::: Data :::

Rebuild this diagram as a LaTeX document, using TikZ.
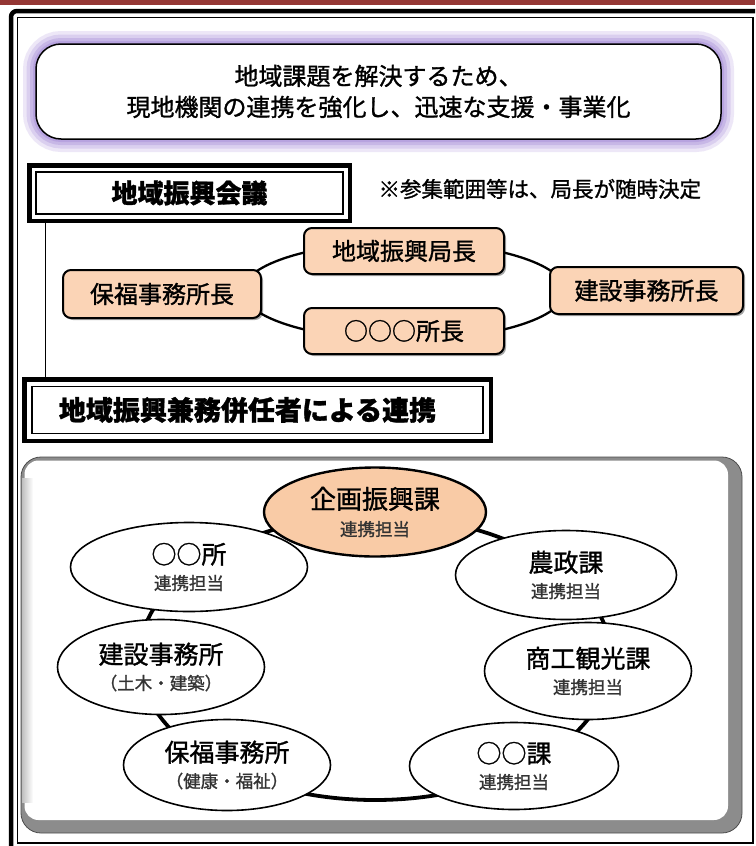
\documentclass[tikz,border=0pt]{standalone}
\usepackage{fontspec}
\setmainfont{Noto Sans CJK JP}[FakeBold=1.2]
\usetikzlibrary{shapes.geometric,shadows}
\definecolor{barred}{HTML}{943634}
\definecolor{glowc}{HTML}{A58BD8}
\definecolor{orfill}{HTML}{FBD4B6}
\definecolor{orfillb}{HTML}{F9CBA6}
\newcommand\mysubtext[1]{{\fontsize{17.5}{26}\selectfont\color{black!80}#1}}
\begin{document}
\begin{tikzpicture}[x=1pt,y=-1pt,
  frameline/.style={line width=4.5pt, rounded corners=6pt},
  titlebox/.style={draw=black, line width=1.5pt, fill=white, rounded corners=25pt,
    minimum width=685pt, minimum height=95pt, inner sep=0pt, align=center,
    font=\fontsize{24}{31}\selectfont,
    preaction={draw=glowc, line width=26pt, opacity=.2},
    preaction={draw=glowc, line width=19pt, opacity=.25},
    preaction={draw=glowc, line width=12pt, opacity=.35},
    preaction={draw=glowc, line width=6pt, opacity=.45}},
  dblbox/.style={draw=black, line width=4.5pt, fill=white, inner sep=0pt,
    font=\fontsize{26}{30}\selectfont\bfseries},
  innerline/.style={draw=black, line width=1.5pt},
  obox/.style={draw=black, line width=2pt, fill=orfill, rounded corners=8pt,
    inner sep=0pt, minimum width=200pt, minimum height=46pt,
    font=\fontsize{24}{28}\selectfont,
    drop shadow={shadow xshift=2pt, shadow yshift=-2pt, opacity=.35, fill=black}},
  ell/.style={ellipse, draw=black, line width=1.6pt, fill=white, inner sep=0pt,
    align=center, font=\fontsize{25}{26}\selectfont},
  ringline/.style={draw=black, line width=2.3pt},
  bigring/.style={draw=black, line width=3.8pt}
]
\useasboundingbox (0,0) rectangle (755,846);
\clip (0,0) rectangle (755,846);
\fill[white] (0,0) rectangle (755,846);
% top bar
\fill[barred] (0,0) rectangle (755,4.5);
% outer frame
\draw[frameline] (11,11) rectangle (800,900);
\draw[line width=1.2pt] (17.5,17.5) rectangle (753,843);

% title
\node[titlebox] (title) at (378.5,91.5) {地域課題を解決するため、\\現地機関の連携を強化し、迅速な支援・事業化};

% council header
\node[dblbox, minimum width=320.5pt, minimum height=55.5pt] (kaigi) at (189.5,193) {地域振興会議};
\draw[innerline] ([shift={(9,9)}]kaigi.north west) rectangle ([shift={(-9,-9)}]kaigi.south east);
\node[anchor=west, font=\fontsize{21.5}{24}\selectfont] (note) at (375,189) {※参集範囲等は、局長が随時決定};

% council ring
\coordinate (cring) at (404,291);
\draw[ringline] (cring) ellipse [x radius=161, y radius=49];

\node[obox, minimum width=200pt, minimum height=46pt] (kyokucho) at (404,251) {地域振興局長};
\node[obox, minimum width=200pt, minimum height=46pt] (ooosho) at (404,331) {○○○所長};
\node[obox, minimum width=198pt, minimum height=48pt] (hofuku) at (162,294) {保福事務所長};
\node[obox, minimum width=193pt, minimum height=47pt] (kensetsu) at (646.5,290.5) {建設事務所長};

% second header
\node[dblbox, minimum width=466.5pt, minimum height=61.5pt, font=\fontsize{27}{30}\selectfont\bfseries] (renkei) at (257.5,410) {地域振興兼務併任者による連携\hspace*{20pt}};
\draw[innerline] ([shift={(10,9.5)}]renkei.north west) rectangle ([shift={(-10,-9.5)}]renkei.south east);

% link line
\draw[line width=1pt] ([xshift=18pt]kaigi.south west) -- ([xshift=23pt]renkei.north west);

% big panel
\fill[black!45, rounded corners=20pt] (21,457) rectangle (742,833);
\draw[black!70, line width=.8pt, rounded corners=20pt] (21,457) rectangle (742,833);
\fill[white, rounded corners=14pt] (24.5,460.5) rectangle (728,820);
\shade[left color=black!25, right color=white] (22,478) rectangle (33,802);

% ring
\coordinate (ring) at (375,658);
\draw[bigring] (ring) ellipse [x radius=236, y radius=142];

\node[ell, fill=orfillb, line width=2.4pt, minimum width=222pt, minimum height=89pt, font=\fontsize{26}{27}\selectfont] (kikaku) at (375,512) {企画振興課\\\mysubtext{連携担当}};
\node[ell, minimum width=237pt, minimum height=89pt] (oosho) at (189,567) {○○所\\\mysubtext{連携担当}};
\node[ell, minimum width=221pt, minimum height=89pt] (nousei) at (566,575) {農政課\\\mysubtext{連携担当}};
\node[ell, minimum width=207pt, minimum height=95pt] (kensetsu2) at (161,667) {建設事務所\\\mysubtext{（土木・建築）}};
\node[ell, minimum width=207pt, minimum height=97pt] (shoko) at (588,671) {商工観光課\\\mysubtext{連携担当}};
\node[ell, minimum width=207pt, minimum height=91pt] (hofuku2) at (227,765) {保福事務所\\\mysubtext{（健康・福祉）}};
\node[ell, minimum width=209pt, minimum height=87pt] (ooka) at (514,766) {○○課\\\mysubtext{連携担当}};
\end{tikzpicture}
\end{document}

:::
::: Data :::

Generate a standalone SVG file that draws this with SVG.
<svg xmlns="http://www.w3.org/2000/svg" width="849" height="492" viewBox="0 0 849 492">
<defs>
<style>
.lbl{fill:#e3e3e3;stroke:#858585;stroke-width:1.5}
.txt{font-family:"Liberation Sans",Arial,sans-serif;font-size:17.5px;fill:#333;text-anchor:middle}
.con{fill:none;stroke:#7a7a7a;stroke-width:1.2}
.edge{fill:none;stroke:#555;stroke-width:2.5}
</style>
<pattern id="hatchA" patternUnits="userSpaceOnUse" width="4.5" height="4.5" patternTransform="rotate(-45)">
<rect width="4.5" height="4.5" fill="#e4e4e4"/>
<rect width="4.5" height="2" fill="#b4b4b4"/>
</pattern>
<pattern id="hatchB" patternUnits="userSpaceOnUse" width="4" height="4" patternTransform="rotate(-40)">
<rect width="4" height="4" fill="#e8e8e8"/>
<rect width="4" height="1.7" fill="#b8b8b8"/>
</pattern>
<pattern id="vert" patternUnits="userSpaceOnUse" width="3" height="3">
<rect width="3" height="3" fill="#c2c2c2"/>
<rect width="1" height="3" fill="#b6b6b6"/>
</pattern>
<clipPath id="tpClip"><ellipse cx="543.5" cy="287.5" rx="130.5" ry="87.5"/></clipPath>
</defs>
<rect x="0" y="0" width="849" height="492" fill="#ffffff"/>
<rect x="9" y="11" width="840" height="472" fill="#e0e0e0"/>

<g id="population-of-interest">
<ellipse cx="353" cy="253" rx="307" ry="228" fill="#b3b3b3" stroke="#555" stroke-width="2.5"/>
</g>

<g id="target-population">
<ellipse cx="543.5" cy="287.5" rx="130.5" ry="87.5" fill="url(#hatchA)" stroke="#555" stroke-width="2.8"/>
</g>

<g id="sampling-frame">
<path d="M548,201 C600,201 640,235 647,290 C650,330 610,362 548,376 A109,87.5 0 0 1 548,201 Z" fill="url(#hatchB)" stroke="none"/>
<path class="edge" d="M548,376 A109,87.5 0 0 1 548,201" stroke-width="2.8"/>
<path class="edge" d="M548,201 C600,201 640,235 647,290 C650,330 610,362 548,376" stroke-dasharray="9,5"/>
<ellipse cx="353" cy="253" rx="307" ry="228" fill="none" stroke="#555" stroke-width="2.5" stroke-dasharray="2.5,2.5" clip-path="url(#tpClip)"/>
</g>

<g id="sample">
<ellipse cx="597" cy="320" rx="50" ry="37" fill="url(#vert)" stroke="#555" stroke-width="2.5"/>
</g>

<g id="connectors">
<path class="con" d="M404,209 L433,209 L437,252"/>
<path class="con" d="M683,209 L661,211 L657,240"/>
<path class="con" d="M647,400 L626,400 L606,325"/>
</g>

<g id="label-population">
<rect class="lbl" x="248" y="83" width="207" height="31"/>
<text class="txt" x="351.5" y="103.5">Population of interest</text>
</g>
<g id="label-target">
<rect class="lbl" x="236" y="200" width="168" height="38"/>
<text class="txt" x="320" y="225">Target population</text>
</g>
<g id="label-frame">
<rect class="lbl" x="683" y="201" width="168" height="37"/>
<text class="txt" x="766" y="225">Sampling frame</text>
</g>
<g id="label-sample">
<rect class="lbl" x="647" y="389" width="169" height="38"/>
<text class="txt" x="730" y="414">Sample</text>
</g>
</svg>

:::
::: Data :::

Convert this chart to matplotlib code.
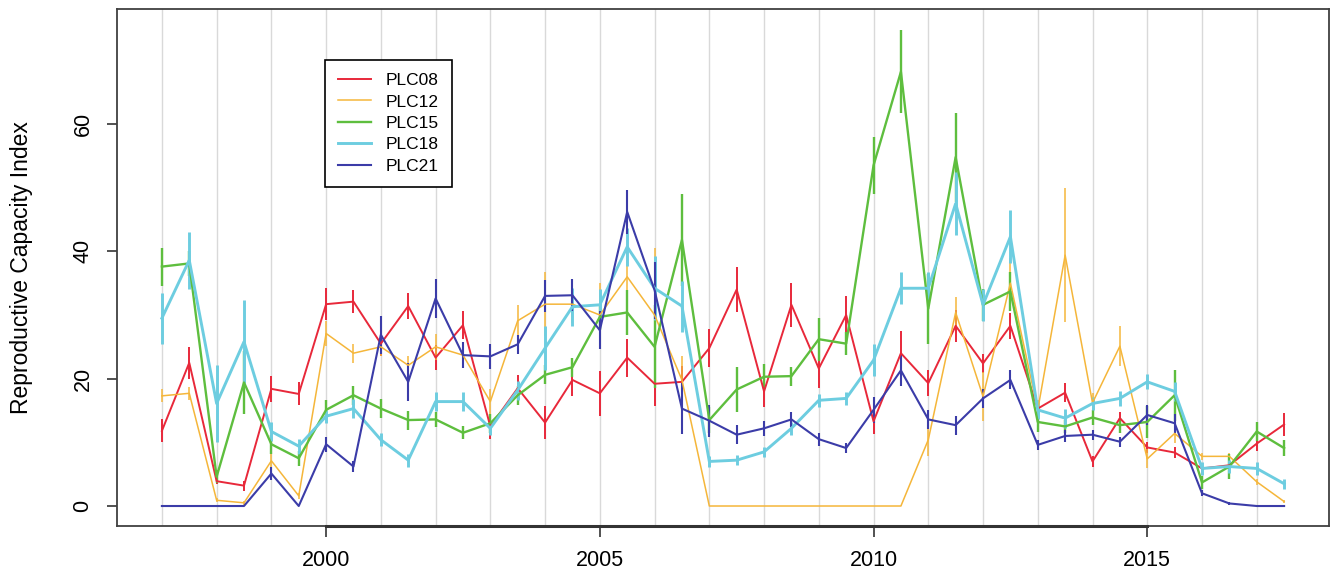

:::

__Aim__.
Take the material above and output only the lines from the one that contains "Rebuild this diagram" through the one that contains "(title) at (378.5,91.5)", ends included and images left out.

__Task answer__.
Rebuild this diagram as a LaTeX document, using TikZ.
\documentclass[tikz,border=0pt]{standalone}
\usepackage{fontspec}
\setmainfont{Noto Sans CJK JP}[FakeBold=1.2]
\usetikzlibrary{shapes.geometric,shadows}
\definecolor{barred}{HTML}{943634}
\definecolor{glowc}{HTML}{A58BD8}
\definecolor{orfill}{HTML}{FBD4B6}
\definecolor{orfillb}{HTML}{F9CBA6}
\newcommand\mysubtext[1]{{\fontsize{17.5}{26}\selectfont\color{black!80}#1}}
\begin{document}
\begin{tikzpicture}[x=1pt,y=-1pt,
  frameline/.style={line width=4.5pt, rounded corners=6pt},
  titlebox/.style={draw=black, line width=1.5pt, fill=white, rounded corners=25pt,
    minimum width=685pt, minimum height=95pt, inner sep=0pt, align=center,
    font=\fontsize{24}{31}\selectfont,
    preaction={draw=glowc, line width=26pt, opacity=.2},
    preaction={draw=glowc, line width=19pt, opacity=.25},
    preaction={draw=glowc, line width=12pt, opacity=.35},
    preaction={draw=glowc, line width=6pt, opacity=.45}},
  dblbox/.style={draw=black, line width=4.5pt, fill=white, inner sep=0pt,
    font=\fontsize{26}{30}\selectfont\bfseries},
  innerline/.style={draw=black, line width=1.5pt},
  obox/.style={draw=black, line width=2pt, fill=orfill, rounded corners=8pt,
    inner sep=0pt, minimum width=200pt, minimum height=46pt,
    font=\fontsize{24}{28}\selectfont,
    drop shadow={shadow xshift=2pt, shadow yshift=-2pt, opacity=.35, fill=black}},
  ell/.style={ellipse, draw=black, line width=1.6pt, fill=white, inner sep=0pt,
    align=center, font=\fontsize{25}{26}\selectfont},
  ringline/.style={draw=black, line width=2.3pt},
  bigring/.style={draw=black, line width=3.8pt}
]
\useasboundingbox (0,0) rectangle (755,846);
\clip (0,0) rectangle (755,846);
\fill[white] (0,0) rectangle (755,846);
% top bar
\fill[barred] (0,0) rectangle (755,4.5);
% outer frame
\draw[frameline] (11,11) rectangle (800,900);
\draw[line width=1.2pt] (17.5,17.5) rectangle (753,843);

% title
\node[titlebox] (title) at (378.5,91.5) {地域課題を解決するため、\\現地機関の連携を強化し、迅速な支援・事業化};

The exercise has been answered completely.